To this end, when we talk about Ogema Place — the street in Little Earth that has seen more shootings in the last 10 years than any other street in the city — we must acknowledge that it is connected to the events that began as a way to save the Dakota community from starvation and ended in December 1862 with the largest mass execution in American history as the U.S. Army hung 38 Dakota men in Mankato to punish them for their acts of survival.

When we see the high level of domestic abuse and sex trafficking in the American Indian community, it is connected to the abusive experiences Indigenous women have survived for centuries, including being held captive at a Fort Snelling concentration camp that followed the hangings. Indigenous women, children and elders were forcibly held for days on end.

Opioid-induced deaths and chemical-dependency issues abound because they are connected to the spiritual, emotional and physical disruption the forced attendance at boarding schools created when it suppressed the Anishinaabe peoples' ceremonies, language and culture.

These are only a few examples of how our governmental policies, practices and actions have attempted to fracture the stability of American Indian families. This institutional racism — sometimes taking the form of brute genocide — has manufactured decades, if not hundreds of years, of generational trauma that we now see plaguing our communities.

Yet the American Indian community still stands, advancing efforts for the protection of the environment, language, land, art and culture as fiercely as ever before. While I am not suggesting that solutions come from the top down nor that we replace community-based efforts with a government-led approach, what I do see is a great deal of room for collaboration, partnerships and resource mobilization that must line up behind these community directives.
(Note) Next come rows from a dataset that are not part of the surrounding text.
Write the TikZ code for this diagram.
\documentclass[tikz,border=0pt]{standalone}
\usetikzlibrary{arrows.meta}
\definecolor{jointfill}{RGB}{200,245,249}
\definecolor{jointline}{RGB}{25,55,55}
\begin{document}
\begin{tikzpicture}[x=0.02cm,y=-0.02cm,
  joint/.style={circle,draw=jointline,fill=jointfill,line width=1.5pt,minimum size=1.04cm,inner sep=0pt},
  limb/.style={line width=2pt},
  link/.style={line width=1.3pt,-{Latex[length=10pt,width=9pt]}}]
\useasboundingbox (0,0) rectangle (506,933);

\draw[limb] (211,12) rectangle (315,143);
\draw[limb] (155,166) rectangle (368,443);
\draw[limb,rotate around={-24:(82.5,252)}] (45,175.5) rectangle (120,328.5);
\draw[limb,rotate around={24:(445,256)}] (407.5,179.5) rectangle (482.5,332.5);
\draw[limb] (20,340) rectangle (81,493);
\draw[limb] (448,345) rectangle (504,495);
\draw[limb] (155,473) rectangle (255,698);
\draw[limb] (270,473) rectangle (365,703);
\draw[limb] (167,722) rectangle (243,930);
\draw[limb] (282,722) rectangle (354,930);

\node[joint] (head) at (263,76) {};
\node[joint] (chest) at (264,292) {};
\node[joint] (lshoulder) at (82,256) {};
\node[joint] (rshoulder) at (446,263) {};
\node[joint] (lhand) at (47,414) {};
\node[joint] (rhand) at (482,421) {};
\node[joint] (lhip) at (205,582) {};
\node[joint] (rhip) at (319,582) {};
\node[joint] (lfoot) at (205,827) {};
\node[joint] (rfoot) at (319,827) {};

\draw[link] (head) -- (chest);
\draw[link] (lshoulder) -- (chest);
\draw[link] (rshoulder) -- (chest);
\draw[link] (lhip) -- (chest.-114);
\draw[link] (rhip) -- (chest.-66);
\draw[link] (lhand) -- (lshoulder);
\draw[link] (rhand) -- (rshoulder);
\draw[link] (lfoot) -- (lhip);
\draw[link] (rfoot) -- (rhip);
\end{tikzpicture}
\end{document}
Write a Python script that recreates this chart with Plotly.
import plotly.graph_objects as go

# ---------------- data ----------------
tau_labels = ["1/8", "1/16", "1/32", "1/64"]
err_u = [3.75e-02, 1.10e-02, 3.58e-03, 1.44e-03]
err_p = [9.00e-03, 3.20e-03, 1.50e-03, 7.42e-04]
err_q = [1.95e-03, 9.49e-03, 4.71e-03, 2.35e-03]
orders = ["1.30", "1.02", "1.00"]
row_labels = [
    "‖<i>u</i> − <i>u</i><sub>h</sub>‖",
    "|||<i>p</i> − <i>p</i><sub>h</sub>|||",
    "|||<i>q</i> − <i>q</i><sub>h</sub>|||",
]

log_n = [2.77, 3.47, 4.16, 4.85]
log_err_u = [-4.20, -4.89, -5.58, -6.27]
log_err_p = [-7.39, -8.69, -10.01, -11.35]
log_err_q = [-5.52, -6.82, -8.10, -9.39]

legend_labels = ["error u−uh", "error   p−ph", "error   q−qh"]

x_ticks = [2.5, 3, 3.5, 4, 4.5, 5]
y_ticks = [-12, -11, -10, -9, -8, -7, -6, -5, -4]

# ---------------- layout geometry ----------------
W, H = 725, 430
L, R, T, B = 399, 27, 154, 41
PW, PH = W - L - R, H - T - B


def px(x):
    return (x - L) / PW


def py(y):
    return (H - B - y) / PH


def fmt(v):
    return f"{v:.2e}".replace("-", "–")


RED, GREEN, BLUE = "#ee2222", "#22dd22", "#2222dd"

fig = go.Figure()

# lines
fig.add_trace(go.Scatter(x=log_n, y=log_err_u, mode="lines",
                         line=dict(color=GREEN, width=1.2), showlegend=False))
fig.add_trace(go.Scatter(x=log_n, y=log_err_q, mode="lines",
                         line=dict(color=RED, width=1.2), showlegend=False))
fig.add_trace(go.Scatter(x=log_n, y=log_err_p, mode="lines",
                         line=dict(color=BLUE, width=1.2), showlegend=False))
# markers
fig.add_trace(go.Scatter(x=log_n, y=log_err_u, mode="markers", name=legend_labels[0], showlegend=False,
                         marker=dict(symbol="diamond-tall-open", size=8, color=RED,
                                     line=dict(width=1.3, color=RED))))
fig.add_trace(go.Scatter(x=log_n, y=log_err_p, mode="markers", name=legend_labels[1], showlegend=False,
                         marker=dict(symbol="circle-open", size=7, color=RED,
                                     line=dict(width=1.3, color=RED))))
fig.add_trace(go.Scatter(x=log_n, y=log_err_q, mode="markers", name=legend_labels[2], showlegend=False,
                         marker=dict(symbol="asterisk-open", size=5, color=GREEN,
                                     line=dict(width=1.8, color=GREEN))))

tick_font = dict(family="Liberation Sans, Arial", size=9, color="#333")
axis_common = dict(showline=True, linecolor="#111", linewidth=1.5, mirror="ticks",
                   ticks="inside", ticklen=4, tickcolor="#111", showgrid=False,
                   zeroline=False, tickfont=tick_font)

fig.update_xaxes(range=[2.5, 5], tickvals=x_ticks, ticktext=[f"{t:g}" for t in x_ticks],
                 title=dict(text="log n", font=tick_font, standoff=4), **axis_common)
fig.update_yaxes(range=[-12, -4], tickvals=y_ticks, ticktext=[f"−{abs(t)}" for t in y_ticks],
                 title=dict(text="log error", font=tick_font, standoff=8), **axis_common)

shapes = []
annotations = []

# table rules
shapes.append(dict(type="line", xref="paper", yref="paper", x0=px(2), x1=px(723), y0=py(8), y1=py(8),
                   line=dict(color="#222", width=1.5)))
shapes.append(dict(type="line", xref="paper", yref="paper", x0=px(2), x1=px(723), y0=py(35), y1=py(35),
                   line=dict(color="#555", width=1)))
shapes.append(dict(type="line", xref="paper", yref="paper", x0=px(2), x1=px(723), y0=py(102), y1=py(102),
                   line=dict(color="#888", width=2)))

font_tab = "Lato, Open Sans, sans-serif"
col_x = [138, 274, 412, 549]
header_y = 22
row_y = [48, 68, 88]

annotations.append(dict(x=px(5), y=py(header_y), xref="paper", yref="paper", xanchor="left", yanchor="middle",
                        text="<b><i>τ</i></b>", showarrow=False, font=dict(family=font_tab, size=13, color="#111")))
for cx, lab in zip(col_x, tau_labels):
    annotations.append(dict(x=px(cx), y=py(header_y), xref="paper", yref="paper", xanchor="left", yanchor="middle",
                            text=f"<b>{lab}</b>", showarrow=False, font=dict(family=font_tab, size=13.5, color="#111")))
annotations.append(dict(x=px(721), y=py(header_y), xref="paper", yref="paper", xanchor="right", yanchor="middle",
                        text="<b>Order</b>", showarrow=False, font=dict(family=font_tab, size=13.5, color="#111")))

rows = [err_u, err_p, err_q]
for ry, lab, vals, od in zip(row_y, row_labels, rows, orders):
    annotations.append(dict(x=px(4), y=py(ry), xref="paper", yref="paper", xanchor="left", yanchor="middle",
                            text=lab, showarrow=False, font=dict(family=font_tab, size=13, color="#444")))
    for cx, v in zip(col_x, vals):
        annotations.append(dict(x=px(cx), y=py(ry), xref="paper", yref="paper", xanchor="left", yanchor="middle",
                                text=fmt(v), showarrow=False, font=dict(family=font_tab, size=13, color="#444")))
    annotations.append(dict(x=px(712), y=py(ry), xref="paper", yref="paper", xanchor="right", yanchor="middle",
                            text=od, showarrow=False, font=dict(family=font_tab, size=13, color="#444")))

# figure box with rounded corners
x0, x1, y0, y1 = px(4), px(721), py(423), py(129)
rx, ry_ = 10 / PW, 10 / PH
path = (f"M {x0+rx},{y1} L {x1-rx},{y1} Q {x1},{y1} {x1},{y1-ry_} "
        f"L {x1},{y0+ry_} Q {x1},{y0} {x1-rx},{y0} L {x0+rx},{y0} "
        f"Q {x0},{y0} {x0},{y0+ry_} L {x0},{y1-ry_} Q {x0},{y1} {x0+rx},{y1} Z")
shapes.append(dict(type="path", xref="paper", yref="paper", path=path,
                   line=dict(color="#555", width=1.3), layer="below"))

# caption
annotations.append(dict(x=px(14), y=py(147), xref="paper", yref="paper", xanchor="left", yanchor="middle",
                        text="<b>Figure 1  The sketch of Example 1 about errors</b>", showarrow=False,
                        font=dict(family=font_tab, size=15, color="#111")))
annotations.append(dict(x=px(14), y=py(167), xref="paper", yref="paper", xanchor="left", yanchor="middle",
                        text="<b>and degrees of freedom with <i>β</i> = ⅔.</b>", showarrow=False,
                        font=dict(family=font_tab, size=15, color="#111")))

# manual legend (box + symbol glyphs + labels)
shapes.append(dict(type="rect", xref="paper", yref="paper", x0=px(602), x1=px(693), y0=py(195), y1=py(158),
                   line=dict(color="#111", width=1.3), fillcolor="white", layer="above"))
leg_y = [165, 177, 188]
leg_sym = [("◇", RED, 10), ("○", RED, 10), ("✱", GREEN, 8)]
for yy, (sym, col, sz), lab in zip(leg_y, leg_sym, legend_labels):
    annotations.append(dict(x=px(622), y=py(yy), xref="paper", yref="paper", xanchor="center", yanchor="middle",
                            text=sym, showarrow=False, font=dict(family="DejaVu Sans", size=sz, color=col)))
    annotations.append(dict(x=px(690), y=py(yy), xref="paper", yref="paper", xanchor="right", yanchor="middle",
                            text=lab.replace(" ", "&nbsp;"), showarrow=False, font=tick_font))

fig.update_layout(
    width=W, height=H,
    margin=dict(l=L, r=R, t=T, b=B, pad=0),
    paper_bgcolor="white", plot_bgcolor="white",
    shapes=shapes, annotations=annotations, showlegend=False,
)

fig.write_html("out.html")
Precisely because government has had such a heavy hand at creating the problems our residents are dealing with today, the city of Minneapolis has a special opportunity to staunchly get behind the community voices set on repairing what's been damaged and restoring what's been taken.

As a municipal partner, we should be re-establishing full funding to the Innovative Graffiti Prevention Micro Grant program, which hires local artists to work with young people to prevent the tagging of property; we should be investing in language revitalization programs bringing children and elders together, and we should be bringing resources and partners together to help address commercial sexual exploitation through a culturally relevant manner with proper traditional and family support systems.
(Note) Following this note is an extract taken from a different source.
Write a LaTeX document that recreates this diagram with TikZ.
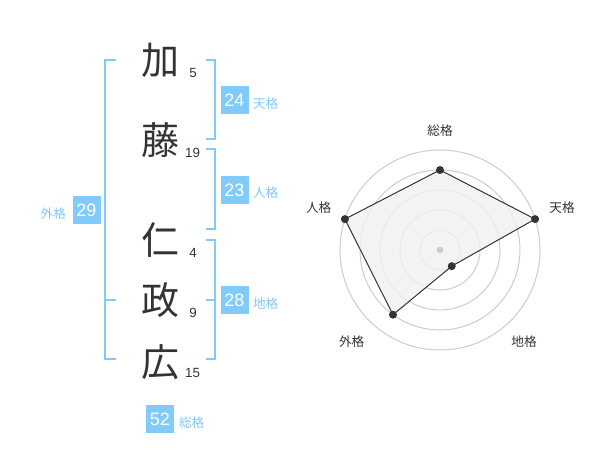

My office already has begun to help convene a regular monthly meeting of nonprofit practitioners, tribal staff members, safe-harbors advocates and others to start identifying our communal approach to address issues of sex trafficking. Convening is just the beginning, but it is important because only by coming together can we envision a different and new future for and with our communities. Long-term and lasting change has to come from those who are directly living the injustices we seek to resolve. Little Earth residents are working hard to chart this course for change, and we as policymakers and government officials must work tirelessly to align city, state, federal and private investments to achieve a collective impact. When communities are in crisis, we need to step up and respond by mobilizing our resources, networks and platform.

As an elected official, I want us to recognize that the community is clearly doing its part. The question is: Have we done enough? And if we haven't, what else can we do right now?

Alondra Cano represents the Ninth Ward on the Minneapolis City Council.